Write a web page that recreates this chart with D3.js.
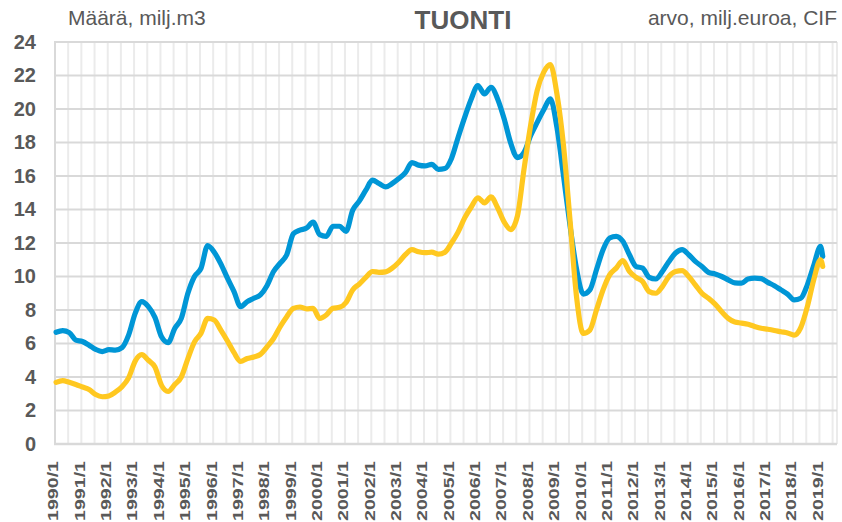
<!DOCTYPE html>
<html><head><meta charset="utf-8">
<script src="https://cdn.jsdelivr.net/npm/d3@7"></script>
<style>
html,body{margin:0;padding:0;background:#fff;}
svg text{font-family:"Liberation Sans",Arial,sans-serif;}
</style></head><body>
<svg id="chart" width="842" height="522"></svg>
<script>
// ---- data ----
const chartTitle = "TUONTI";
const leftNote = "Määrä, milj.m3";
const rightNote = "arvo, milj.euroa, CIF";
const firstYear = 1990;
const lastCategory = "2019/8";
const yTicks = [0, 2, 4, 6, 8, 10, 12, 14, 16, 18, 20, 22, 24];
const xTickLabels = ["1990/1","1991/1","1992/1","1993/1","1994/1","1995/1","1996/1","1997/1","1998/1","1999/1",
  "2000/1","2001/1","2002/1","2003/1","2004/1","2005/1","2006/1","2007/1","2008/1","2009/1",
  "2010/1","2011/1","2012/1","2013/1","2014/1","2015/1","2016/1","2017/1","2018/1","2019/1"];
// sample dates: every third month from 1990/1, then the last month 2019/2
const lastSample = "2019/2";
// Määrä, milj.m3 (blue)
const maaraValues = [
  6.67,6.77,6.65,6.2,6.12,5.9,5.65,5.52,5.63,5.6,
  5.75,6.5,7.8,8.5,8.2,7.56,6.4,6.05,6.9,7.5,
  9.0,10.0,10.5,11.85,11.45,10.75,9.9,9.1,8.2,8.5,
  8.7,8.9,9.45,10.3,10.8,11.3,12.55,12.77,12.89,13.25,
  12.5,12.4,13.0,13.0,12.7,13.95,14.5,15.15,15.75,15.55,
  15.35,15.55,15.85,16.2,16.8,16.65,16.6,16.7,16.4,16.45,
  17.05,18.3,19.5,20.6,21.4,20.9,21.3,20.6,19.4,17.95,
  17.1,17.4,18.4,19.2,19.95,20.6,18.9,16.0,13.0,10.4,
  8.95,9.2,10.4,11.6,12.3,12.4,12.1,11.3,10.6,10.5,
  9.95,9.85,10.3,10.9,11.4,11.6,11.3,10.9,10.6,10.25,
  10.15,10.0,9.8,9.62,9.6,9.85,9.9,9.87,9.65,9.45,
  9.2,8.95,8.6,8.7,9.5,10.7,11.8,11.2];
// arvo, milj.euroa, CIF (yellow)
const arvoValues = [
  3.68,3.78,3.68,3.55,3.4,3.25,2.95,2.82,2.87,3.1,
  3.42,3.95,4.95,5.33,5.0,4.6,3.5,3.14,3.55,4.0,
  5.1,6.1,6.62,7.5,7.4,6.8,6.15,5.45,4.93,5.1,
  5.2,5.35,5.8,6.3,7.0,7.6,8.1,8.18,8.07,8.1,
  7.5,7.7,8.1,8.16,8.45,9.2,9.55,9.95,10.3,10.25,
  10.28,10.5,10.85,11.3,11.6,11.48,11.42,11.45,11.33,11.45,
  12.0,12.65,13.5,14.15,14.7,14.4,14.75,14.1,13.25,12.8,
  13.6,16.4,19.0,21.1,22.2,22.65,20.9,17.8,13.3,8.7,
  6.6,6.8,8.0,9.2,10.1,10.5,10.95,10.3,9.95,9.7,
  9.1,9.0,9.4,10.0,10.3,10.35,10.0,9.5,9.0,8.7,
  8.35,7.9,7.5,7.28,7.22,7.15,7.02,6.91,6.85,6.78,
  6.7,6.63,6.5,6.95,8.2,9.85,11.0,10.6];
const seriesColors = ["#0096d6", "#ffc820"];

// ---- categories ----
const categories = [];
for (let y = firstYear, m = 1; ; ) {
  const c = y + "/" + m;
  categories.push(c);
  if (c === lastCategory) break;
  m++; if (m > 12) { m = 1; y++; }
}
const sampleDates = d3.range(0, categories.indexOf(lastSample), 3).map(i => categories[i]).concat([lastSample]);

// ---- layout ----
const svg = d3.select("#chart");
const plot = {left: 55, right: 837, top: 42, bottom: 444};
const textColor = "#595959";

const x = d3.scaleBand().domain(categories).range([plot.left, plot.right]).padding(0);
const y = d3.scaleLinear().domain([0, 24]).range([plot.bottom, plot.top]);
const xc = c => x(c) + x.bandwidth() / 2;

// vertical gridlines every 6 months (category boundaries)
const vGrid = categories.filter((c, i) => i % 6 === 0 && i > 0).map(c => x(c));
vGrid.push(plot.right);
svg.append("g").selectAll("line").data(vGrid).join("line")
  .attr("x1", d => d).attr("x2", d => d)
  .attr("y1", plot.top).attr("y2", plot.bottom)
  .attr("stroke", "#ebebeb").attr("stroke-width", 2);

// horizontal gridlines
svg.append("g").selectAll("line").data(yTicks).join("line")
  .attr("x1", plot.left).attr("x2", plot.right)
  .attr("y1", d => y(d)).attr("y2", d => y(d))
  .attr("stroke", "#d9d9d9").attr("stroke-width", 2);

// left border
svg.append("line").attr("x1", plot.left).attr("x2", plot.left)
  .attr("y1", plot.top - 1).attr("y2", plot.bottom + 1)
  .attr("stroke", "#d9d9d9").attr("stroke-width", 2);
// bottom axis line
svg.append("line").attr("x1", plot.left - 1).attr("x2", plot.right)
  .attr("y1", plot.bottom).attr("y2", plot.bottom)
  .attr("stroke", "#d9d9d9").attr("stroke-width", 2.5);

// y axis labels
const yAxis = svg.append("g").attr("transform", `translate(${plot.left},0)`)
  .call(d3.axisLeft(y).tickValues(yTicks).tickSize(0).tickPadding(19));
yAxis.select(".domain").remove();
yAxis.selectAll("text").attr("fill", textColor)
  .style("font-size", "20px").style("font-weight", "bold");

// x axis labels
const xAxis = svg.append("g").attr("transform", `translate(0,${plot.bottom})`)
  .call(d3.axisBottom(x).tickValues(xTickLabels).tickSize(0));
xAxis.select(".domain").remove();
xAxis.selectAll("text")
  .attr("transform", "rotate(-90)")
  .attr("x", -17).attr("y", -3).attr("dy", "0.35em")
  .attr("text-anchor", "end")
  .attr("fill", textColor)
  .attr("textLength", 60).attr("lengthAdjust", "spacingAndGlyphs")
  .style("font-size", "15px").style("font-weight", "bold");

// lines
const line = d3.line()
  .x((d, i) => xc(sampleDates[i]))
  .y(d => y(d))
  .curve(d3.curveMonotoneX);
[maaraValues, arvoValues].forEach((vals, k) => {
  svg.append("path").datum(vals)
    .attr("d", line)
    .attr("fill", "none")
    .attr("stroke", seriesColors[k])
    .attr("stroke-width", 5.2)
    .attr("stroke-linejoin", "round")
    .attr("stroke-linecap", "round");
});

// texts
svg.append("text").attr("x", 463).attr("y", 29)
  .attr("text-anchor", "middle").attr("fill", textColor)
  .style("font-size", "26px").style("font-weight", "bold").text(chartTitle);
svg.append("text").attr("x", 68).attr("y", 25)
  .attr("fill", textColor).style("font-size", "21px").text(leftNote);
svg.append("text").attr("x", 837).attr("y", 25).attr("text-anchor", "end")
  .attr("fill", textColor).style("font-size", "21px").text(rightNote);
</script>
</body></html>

Exercise instructions: Quote everything in the listing above exactly; pictures are the only thing to omit.

Final result:
Write a web page that recreates this chart with D3.js.
<!DOCTYPE html>
<html><head><meta charset="utf-8">
<script src="https://cdn.jsdelivr.net/npm/d3@7"></script>
<style>
html,body{margin:0;padding:0;background:#fff;}
svg text{font-family:"Liberation Sans",Arial,sans-serif;}
</style></head><body>
<svg id="chart" width="842" height="522"></svg>
<script>
// ---- data ----
const chartTitle = "TUONTI";
const leftNote = "Määrä, milj.m3";
const rightNote = "arvo, milj.euroa, CIF";
const firstYear = 1990;
const lastCategory = "2019/8";
const yTicks = [0, 2, 4, 6, 8, 10, 12, 14, 16, 18, 20, 22, 24];
const xTickLabels = ["1990/1","1991/1","1992/1","1993/1","1994/1","1995/1","1996/1","1997/1","1998/1","1999/1",
  "2000/1","2001/1","2002/1","2003/1","2004/1","2005/1","2006/1","2007/1","2008/1","2009/1",
  "2010/1","2011/1","2012/1","2013/1","2014/1","2015/1","2016/1","2017/1","2018/1","2019/1"];
// sample dates: every third month from 1990/1, then the last month 2019/2
const lastSample = "2019/2";
// Määrä, milj.m3 (blue)
const maaraValues = [
  6.67,6.77,6.65,6.2,6.12,5.9,5.65,5.52,5.63,5.6,
  5.75,6.5,7.8,8.5,8.2,7.56,6.4,6.05,6.9,7.5,
  9.0,10.0,10.5,11.85,11.45,10.75,9.9,9.1,8.2,8.5,
  8.7,8.9,9.45,10.3,10.8,11.3,12.55,12.77,12.89,13.25,
  12.5,12.4,13.0,13.0,12.7,13.95,14.5,15.15,15.75,15.55,
  15.35,15.55,15.85,16.2,16.8,16.65,16.6,16.7,16.4,16.45,
  17.05,18.3,19.5,20.6,21.4,20.9,21.3,20.6,19.4,17.95,
  17.1,17.4,18.4,19.2,19.95,20.6,18.9,16.0,13.0,10.4,
  8.95,9.2,10.4,11.6,12.3,12.4,12.1,11.3,10.6,10.5,
  9.95,9.85,10.3,10.9,11.4,11.6,11.3,10.9,10.6,10.25,
  10.15,10.0,9.8,9.62,9.6,9.85,9.9,9.87,9.65,9.45,
  9.2,8.95,8.6,8.7,9.5,10.7,11.8,11.2];
// arvo, milj.euroa, CIF (yellow)
const arvoValues = [
  3.68,3.78,3.68,3.55,3.4,3.25,2.95,2.82,2.87,3.1,
  3.42,3.95,4.95,5.33,5.0,4.6,3.5,3.14,3.55,4.0,
  5.1,6.1,6.62,7.5,7.4,6.8,6.15,5.45,4.93,5.1,
  5.2,5.35,5.8,6.3,7.0,7.6,8.1,8.18,8.07,8.1,
  7.5,7.7,8.1,8.16,8.45,9.2,9.55,9.95,10.3,10.25,
  10.28,10.5,10.85,11.3,11.6,11.48,11.42,11.45,11.33,11.45,
  12.0,12.65,13.5,14.15,14.7,14.4,14.75,14.1,13.25,12.8,
  13.6,16.4,19.0,21.1,22.2,22.65,20.9,17.8,13.3,8.7,
  6.6,6.8,8.0,9.2,10.1,10.5,10.95,10.3,9.95,9.7,
  9.1,9.0,9.4,10.0,10.3,10.35,10.0,9.5,9.0,8.7,
  8.35,7.9,7.5,7.28,7.22,7.15,7.02,6.91,6.85,6.78,
  6.7,6.63,6.5,6.95,8.2,9.85,11.0,10.6];
const seriesColors = ["#0096d6", "#ffc820"];

// ---- categories ----
const categories = [];
for (let y = firstYear, m = 1; ; ) {
  const c = y + "/" + m;
  categories.push(c);
  if (c === lastCategory) break;
  m++; if (m > 12) { m = 1; y++; }
}
const sampleDates = d3.range(0, categories.indexOf(lastSample), 3).map(i => categories[i]).concat([lastSample]);

// ---- layout ----
const svg = d3.select("#chart");
const plot = {left: 55, right: 837, top: 42, bottom: 444};
const textColor = "#595959";

const x = d3.scaleBand().domain(categories).range([plot.left, plot.right]).padding(0);
const y = d3.scaleLinear().domain([0, 24]).range([plot.bottom, plot.top]);
const xc = c => x(c) + x.bandwidth() / 2;

// vertical gridlines every 6 months (category boundaries)
const vGrid = categories.filter((c, i) => i % 6 === 0 && i > 0).map(c => x(c));
vGrid.push(plot.right);
svg.append("g").selectAll("line").data(vGrid).join("line")
  .attr("x1", d => d).attr("x2", d => d)
  .attr("y1", plot.top).attr("y2", plot.bottom)
  .attr("stroke", "#ebebeb").attr("stroke-width", 2);

// horizontal gridlines
svg.append("g").selectAll("line").data(yTicks).join("line")
  .attr("x1", plot.left).attr("x2", plot.right)
  .attr("y1", d => y(d)).attr("y2", d => y(d))
  .attr("stroke", "#d9d9d9").attr("stroke-width", 2);

// left border
svg.append("line").attr("x1", plot.left).attr("x2", plot.left)
  .attr("y1", plot.top - 1).attr("y2", plot.bottom + 1)
  .attr("stroke", "#d9d9d9").attr("stroke-width", 2);
// bottom axis line
svg.append("line").attr("x1", plot.left - 1).attr("x2", plot.right)
  .attr("y1", plot.bottom).attr("y2", plot.bottom)
  .attr("stroke", "#d9d9d9").attr("stroke-width", 2.5);

// y axis labels
const yAxis = svg.append("g").attr("transform", `translate(${plot.left},0)`)
  .call(d3.axisLeft(y).tickValues(yTicks).tickSize(0).tickPadding(19));
yAxis.select(".domain").remove();
yAxis.selectAll("text").attr("fill", textColor)
  .style("font-size", "20px").style("font-weight", "bold");

// x axis labels
const xAxis = svg.append("g").attr("transform", `translate(0,${plot.bottom})`)
  .call(d3.axisBottom(x).tickValues(xTickLabels).tickSize(0));
xAxis.select(".domain").remove();
xAxis.selectAll("text")
  .attr("transform", "rotate(-90)")
  .attr("x", -17).attr("y", -3).attr("dy", "0.35em")
  .attr("text-anchor", "end")
  .attr("fill", textColor)
  .attr("textLength", 60).attr("lengthAdjust", "spacingAndGlyphs")
  .style("font-size", "15px").style("font-weight", "bold");

// lines
const line = d3.line()
  .x((d, i) => xc(sampleDates[i]))
  .y(d => y(d))
  .curve(d3.curveMonotoneX);
[maaraValues, arvoValues].forEach((vals, k) => {
  svg.append("path").datum(vals)
    .attr("d", line)
    .attr("fill", "none")
    .attr("stroke", seriesColors[k])
    .attr("stroke-width", 5.2)
    .attr("stroke-linejoin", "round")
    .attr("stroke-linecap", "round");
});

// texts
svg.append("text").attr("x", 463).attr("y", 29)
  .attr("text-anchor", "middle").attr("fill", textColor)
  .style("font-size", "26px").style("font-weight", "bold").text(chartTitle);
svg.append("text").attr("x", 68).attr("y", 25)
  .attr("fill", textColor).style("font-size", "21px").text(leftNote);
svg.append("text").attr("x", 837).attr("y", 25).attr("text-anchor", "end")
  .attr("fill", textColor).style("font-size", "21px").text(rightNote);
</script>
</body></html>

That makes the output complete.